Our craft beverage industry has been very successful, and I can see a similar success for small farms and businesses.
Senator James Skoufis (who represents areas in Ulster, Orange, and Rockland) agrees. “With states all around us moving to legalize, it’s important that New York wasn’t going to stick its head in the sand while our neighbors expanded access and reaped the tax benefits.” In other words, the days of some Valleyites flocking to Massachusetts’ dispensaries that are just over the border are almost gone.
Several citizens are also in favor. Linda W. of Highland says, “I’m all for legalization. Why hide in the alleys? Just do your research.” Tamar R. of Dover Plains concurs, adding that “the state should compensate people who have suffered from incarceration. The war on drugs has been a complete failure and has done more harm than the drugs have.”
But, to no surprise, plenty of people have concerns. Senator Mike Martucci (who represents parts of Ulster, Orange, Sullivan, and Delaware counties) didn’t support MRTA because of a lack of stipulations to measure the intoxication level of drivers. Despite this, he still sees some positive impact. Per his office: “Senator Martucci is in favor of the economic development that will come from responsible companies investing in our region.”
A number of Valley residents we heard from reflect similar concerns. They are looking for clarification on “how much is too much?” and how that will be measured in drivers. Ruth C. of Eldred is primarily concerned with traffic safety. “How many people will get behind the wheel thinking it’s OK to be high and drive? How will DUIs be tested?” Carol F. of Swan Lake is more forthright in her thoughts: “We don’t need high people driving around.”
According to Metzger, there’s no breathalyzer test for cannabis consumption because there isn’t a consistent relationship between a person’s level of impairment and their THC concentration in biological samples. On the flipside, MRTA will be directing revenue funds to support an expansion of the Drug Recognition Experts (DRE) program, where police officers complete rigorous training on enhanced field techniques to determine if a driver is high.

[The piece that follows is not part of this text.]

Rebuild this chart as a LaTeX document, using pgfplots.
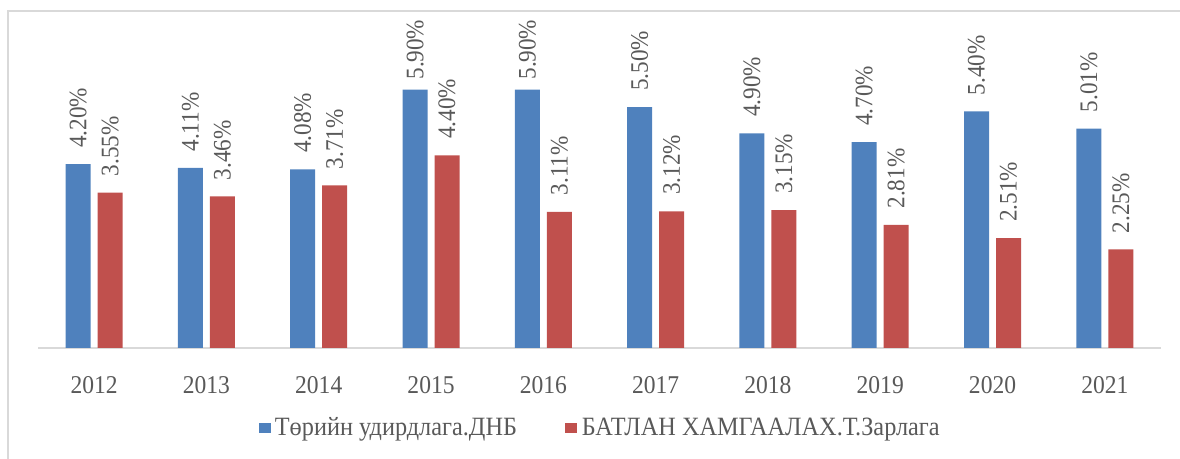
\documentclass[border=0pt]{standalone}
\usepackage{pgfplots}
\usepackage{pgfplotstable}
\pgfplotsset{compat=1.18}
\usepackage{fontspec}
\setmainfont{Liberation Serif}[FakeStretch=0.92]
\definecolor{bblue}{HTML}{4F81BD}
\definecolor{bred}{HTML}{C0504D}
\definecolor{tgray}{HTML}{595959}
\definecolor{lgray}{HTML}{D9D9D9}
\pgfplotstableread{
x a b oa
0 4.20 3.55 8
1 4.11 3.46 8
2 4.08 3.71 8
3 5.90 4.40 4.8
4 5.90 3.11 4.8
5 5.50 3.12 8
6 4.90 3.15 8
7 4.70 2.81 8
8 5.40 2.51 8
9 5.01 2.25 8
}\data
\begin{document}
\begin{tikzpicture}
\useasboundingbox (0,0) rectangle (590pt,229.5pt);
\draw[lgray, line width=0.75pt] (4pt,-20pt) rectangle (620pt,224pt);
\begin{axis}[
  at={(19pt,55.5pt)}, anchor=south west,
  scale only axis,
  width=561.5pt, height=164pt,
  xmin=-0.5, xmax=9.5, ymin=0, ymax=7.489,
  axis y line=none,
  axis x line*=bottom,
  x axis line style={draw=lgray, line width=0.75pt, -},
  xtick={0,...,9},
  xticklabels={2012,2013,2014,2015,2016,2017,2018,2019,2020,2021},
  xtick style={draw=none},
  xticklabel style={font=\fontsize{12.8}{14}\selectfont, text=tgray, inner sep=0pt, anchor=north, yshift=-10pt},
  ybar, bar width=12.5pt,
  nodes near coords={\pgfmathprintnumber[fixed,fixed zerofill,precision=2,assume math mode=true]{\pgfplotspointmeta}\%},
  every node near coord/.append style={rotate=90, anchor=west, inner xsep=8pt, inner ysep=0pt, font=\fontsize{12.6}{14}\selectfont, text=tgray},
  legend columns=2,
  legend style={at={(0.196,-0.244)}, anchor=west, draw=none, fill=none, inner sep=0pt,
    font=\fontsize{13.2}{14}\selectfont, text=tgray,
    nodes={inner xsep=2.2pt, inner ysep=0pt},
    /tikz/every even column/.append style={column sep=22pt}},
  legend image code/.code={\fill[#1, draw=none] (0pt,-2.6pt) rectangle (6pt,2.6pt);},
]
\addplot[fill=bblue, draw=none, bar shift=-8pt,
  visualization depends on={\thisrow{oa} \as \lsep},
  every node near coord/.append style={inner xsep=\lsep pt}] table[x=x, y=a] {\data};
\addplot[fill=bred, draw=none, bar shift=8pt] table[x=x, y=b] {\data};
\legend{Төрийн удирдлага.ДНБ, БАТЛАН ХАМГААЛАХ.Т.Зарлага}
\end{axis}
\end{tikzpicture}
\end{document}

So, long story short: If you’ve been waiting for legal-sale and cultivation for what seems like ages, sit tight. As long as there are no more administrative delays, it’ll be here before you know it, bringing advancement to our region’s farm and tourism industries with it. In the meantime, feel free to light up as much or as little as you’d like, because adult consumption is and has been legal for about a year.